▶ Material
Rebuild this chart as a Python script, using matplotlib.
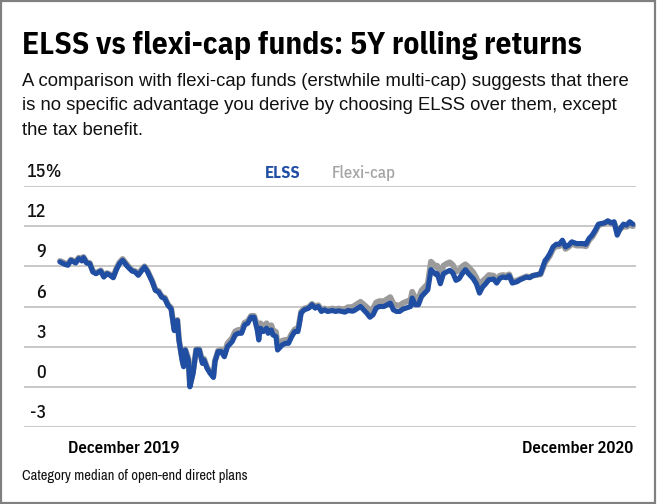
import matplotlib
matplotlib.use("Agg")
import matplotlib.pyplot as plt
import matplotlib.transforms as mtransforms
from matplotlib.patches import Rectangle
import pandas as pd

# calendar day offsets from 31 Dec 2019
DAYS = [0, 3, 5, 7, 10, 12, 14, 15, 17, 19, 21, 23, 26, 28, 30, 32, 34, 36, 38, 40,
        43, 46, 48, 50, 52, 54, 56, 59, 61, 63, 65, 67, 69, 71, 73, 75, 76, 78, 79, 80,
        82, 83, 85, 87, 89, 91, 92, 94, 96, 98, 99, 101, 103, 105, 107, 110, 112, 114, 116, 118,
        120, 122, 124, 126, 127, 128, 130, 132, 133, 135, 136, 138, 139, 142, 144, 146, 148, 150, 152, 153,
        154, 156, 159, 161, 163, 165, 167, 169, 171, 174, 176, 178, 180, 182, 184, 187, 188, 192, 194, 196,
        198, 200, 202, 204, 207, 209, 211, 213, 215, 217, 219, 221, 224, 225, 227, 229, 231, 233, 235, 236,
        237, 240, 241, 243, 245, 247, 249, 251, 253, 255, 257, 259, 261, 264, 266, 268, 270, 272, 274, 277,
        279, 281, 283, 285, 287, 289, 292, 294, 296, 298, 300, 302, 304, 307, 308, 310, 311, 313, 315, 317,
        319, 321, 323, 325, 327, 330, 332, 334, 336, 338, 340, 342, 344, 346, 348, 350, 352, 354, 356, 358,
        360, 362, 364, 366]

ELSS = [9.33, 9.15, 9.08, 9.45, 9.25, 9.58, 9.4, 9.65, 9.25, 9.2, 8.58, 8.45, 8.65, 8.2, 8.45, 8.33, 8.15, 8.75, 9.2, 9.45,
        9.0, 8.65, 8.58, 8.33, 8.65, 8.95, 8.58, 7.83, 7.2, 7.08, 6.7, 6.58, 6.08, 5.83, 4.2, 4.95, 3.5, 2.0, 1.5, 2.75,
        2.0, 0.0, 1.0, 2.75, 2.75, 1.75, 2.0, 1.38, 1.0, 0.7, 1.88, 2.63, 2.63, 2.25, 3.0, 3.38, 3.88, 4.0, 4.0, 4.63,
        4.75, 5.2, 5.2, 4.25, 3.5, 4.38, 4.13, 4.38, 4.0, 4.25, 3.88, 3.75, 2.75, 3.13, 3.25, 3.25, 3.75, 4.13, 4.13, 4.75,
        5.5, 5.75, 5.88, 6.13, 5.88, 6.0, 5.63, 5.75, 5.63, 5.7, 5.63, 5.68, 5.63, 5.58, 5.7, 5.65, 5.7, 6.0, 5.75, 5.5,
        5.2, 5.38, 5.88, 6.0, 6.0, 6.13, 6.25, 5.75, 5.63, 5.63, 5.8, 5.88, 6.0, 6.63, 6.13, 6.13, 6.75, 7.0, 7.25, 8.0,
        8.75, 8.4, 8.45, 7.7, 8.45, 8.58, 8.7, 8.5, 7.95, 8.08, 8.45, 8.75, 8.45, 8.08, 7.7, 7.0, 7.45, 7.7, 8.0, 8.05,
        7.75, 8.1, 8.2, 8.15, 8.3, 7.75, 7.85, 8.0, 8.1, 8.2, 8.15, 8.3, 8.35, 8.45, 8.8, 9.45, 9.58, 9.95, 10.45, 10.65,
        10.65, 10.95, 10.45, 10.58, 10.83, 10.7, 10.7, 10.7, 10.65, 11.08, 11.33, 11.7, 12.15, 12.2, 12.25, 12.4, 12.25, 12.33, 11.33, 11.83,
        12.15, 12.08, 12.33, 12.15]

FLEXI = [9.4, 9.25, 9.15, 9.5, 9.35, 9.65, 9.5, 9.7, 9.3, 9.25, 8.65, 8.5, 8.7, 8.3, 8.5, 8.4, 8.2, 8.85, 9.3, 9.55,
         9.1, 8.7, 8.65, 8.4, 8.75, 9.0, 8.65, 7.9, 7.25, 7.15, 6.75, 6.65, 6.15, 5.9, 4.3, 5.0, 3.55, 2.1, 1.6, 2.8,
         2.1, 0.1, 1.1, 2.8, 2.8, 1.85, 2.1, 1.45, 1.1, 0.8, 1.95, 2.7, 2.75, 2.4, 3.25, 3.65, 4.15, 4.25, 4.25, 4.8,
         4.9, 5.3, 5.3, 4.6, 3.9, 4.75, 4.5, 4.75, 4.4, 4.6, 4.25, 4.1, 3.15, 3.45, 3.5, 3.5, 3.95, 4.3, 4.3, 4.9,
         5.6, 5.85, 5.95, 6.2, 5.95, 6.1, 5.75, 5.85, 5.75, 5.85, 5.8, 5.85, 5.8, 5.8, 5.95, 5.95, 6.05, 6.35, 6.15, 5.95,
         5.65, 5.85, 6.3, 6.4, 6.4, 6.55, 6.7, 6.2, 6.1, 6.05, 6.25, 6.35, 6.5, 7.1, 6.6, 6.6, 7.2, 7.45, 7.7, 8.5,
         9.35, 9.0, 9.05, 8.35, 9.05, 9.2, 9.3, 9.1, 8.6, 8.7, 9.0, 9.15, 8.95, 8.55, 8.15, 7.5, 7.9, 8.1, 8.35, 8.3,
         8.0, 8.3, 8.35, 8.3, 8.4, 7.85, 7.95, 8.05, 8.15, 8.25, 8.2, 8.3, 8.35, 8.4, 8.7, 9.3, 9.45, 9.8, 10.3, 10.5,
         10.5, 10.8, 10.3, 10.45, 10.7, 10.55, 10.55, 10.55, 10.5, 10.95, 11.2, 11.6, 12.05, 12.15, 12.2, 12.35, 12.2, 12.25, 11.6, 11.8,
         12.0, 11.95, 12.1, 12.0]

Y_TICKS = [-3, 0, 3, 6, 9, 12, 15]
X_LABELS = ["December 2019", "December 2020"]

TITLE = "ELSS vs flexi-cap funds: 5Y rolling returns"
SUBTITLE = ["A comparison with flexi-cap funds (erstwhile multi-cap) suggests that there",
            "is no specific advantage you derive by choosing ELSS over them, except",
            "the tax benefit."]
NOTE = "Category median of open-end direct plans"

BLUE = "#1f4ea3"
GREY = "#9b9b9b"
COND = ["IBM Plex Sans Condensed", "DejaVu Sans"]
NARROW = ["Archivo Narrow", "DejaVu Sans"]
PLAIN = ["Liberation Sans", "DejaVu Sans"]

W, H = 660, 504
fig = plt.figure(figsize=(W / 100, H / 100), dpi=100)


def fx(px):
    return px / W


def fy(py):
    return 1 - py / H


# outer frame
fig.patches.append(Rectangle((fx(1), fy(503)), fx(654), 502 / H, transform=fig.transFigure,
                             fill=False, edgecolor="#808080", linewidth=1.6))

fig.text(fx(22), fy(54), TITLE, fontsize=22.6, fontweight="bold", family=COND, va="baseline")
for i, line in enumerate(SUBTITLE):
    fig.text(fx(22), fy(86 + 24.5 * i), line, fontsize=13.3, family=PLAIN, va="baseline", color="#111111")
fig.text(fx(22), fy(480), NOTE, fontsize=10.5, family=NARROW, va="baseline", color="#111111")

ax = fig.add_axes([fx(24), fy(427), fx(636) - fx(24), (427 - 186) / H])
dates = pd.Timestamp("2019-12-31") + pd.to_timedelta(DAYS, unit="D")
ax.plot(dates, FLEXI, color=GREY, lw=4.2, solid_joinstyle="round", solid_capstyle="round", zorder=3)
ax.plot(dates, ELSS, color=BLUE, lw=3.7, solid_joinstyle="round", solid_capstyle="round", zorder=4)

ax.set_ylim(Y_TICKS[0], Y_TICKS[-1])
ax.set_xlim(dates[0] - pd.Timedelta(days=23), dates[-1] + pd.Timedelta(days=2))
for v in Y_TICKS:
    ax.axhline(v, color="#c8c8c8", lw=1.4, zorder=1)
for s in ax.spines.values():
    s.set_visible(False)
ax.set_yticks([])
ax.set_xticks([dates[0], dates[-1]])
ax.set_xticklabels(X_LABELS, fontsize=12, fontweight="semibold", family=COND)
ax.tick_params(axis="x", length=0, pad=10)
labs = ax.get_xticklabels()
labs[0].set_ha("left")
labs[0].set_transform(labs[0].get_transform() + mtransforms.ScaledTranslation(8 / 100, 0, fig.dpi_scale_trans))
labs[1].set_ha("right")

# y labels sit above the gridlines
lab_tr = mtransforms.blended_transform_factory(fig.transFigure, ax.transData)
off = mtransforms.ScaledTranslation(0, 5 / 100, fig.dpi_scale_trans)
for v in Y_TICKS:
    ax.text(fx(46), v, str(v), transform=lab_tr + off, ha="right", va="bottom",
            fontsize=13, fontweight="medium", family=COND, color="#111111")
    if v == Y_TICKS[-1]:
        ax.text(fx(45), v, "%", transform=lab_tr + off, ha="left", va="bottom",
                fontsize=13, fontweight="medium", family=COND, color="#111111")

# legend
fig.text(fx(300), fy(178), "ELSS", color=BLUE, fontsize=12, fontweight="bold", family=COND,
         ha="right", va="baseline")
fig.text(fx(332), fy(178), "Flexi-cap", color="#a5a5a5", fontsize=12, fontweight="medium", family=COND,
         ha="left", va="baseline")

fig.savefig("out.png", dpi=100)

▶ Problem to solve
Leave out the pictures and repeat the lines from the start of the material through the line with "360, 362, 364, 366]", inclusive.

▶ Completed task
Rebuild this chart as a Python script, using matplotlib.
import matplotlib
matplotlib.use("Agg")
import matplotlib.pyplot as plt
import matplotlib.transforms as mtransforms
from matplotlib.patches import Rectangle
import pandas as pd

# calendar day offsets from 31 Dec 2019
DAYS = [0, 3, 5, 7, 10, 12, 14, 15, 17, 19, 21, 23, 26, 28, 30, 32, 34, 36, 38, 40,
        43, 46, 48, 50, 52, 54, 56, 59, 61, 63, 65, 67, 69, 71, 73, 75, 76, 78, 79, 80,
        82, 83, 85, 87, 89, 91, 92, 94, 96, 98, 99, 101, 103, 105, 107, 110, 112, 114, 116, 118,
        120, 122, 124, 126, 127, 128, 130, 132, 133, 135, 136, 138, 139, 142, 144, 146, 148, 150, 152, 153,
        154, 156, 159, 161, 163, 165, 167, 169, 171, 174, 176, 178, 180, 182, 184, 187, 188, 192, 194, 196,
        198, 200, 202, 204, 207, 209, 211, 213, 215, 217, 219, 221, 224, 225, 227, 229, 231, 233, 235, 236,
        237, 240, 241, 243, 245, 247, 249, 251, 253, 255, 257, 259, 261, 264, 266, 268, 270, 272, 274, 277,
        279, 281, 283, 285, 287, 289, 292, 294, 296, 298, 300, 302, 304, 307, 308, 310, 311, 313, 315, 317,
        319, 321, 323, 325, 327, 330, 332, 334, 336, 338, 340, 342, 344, 346, 348, 350, 352, 354, 356, 358,
        360, 362, 364, 366]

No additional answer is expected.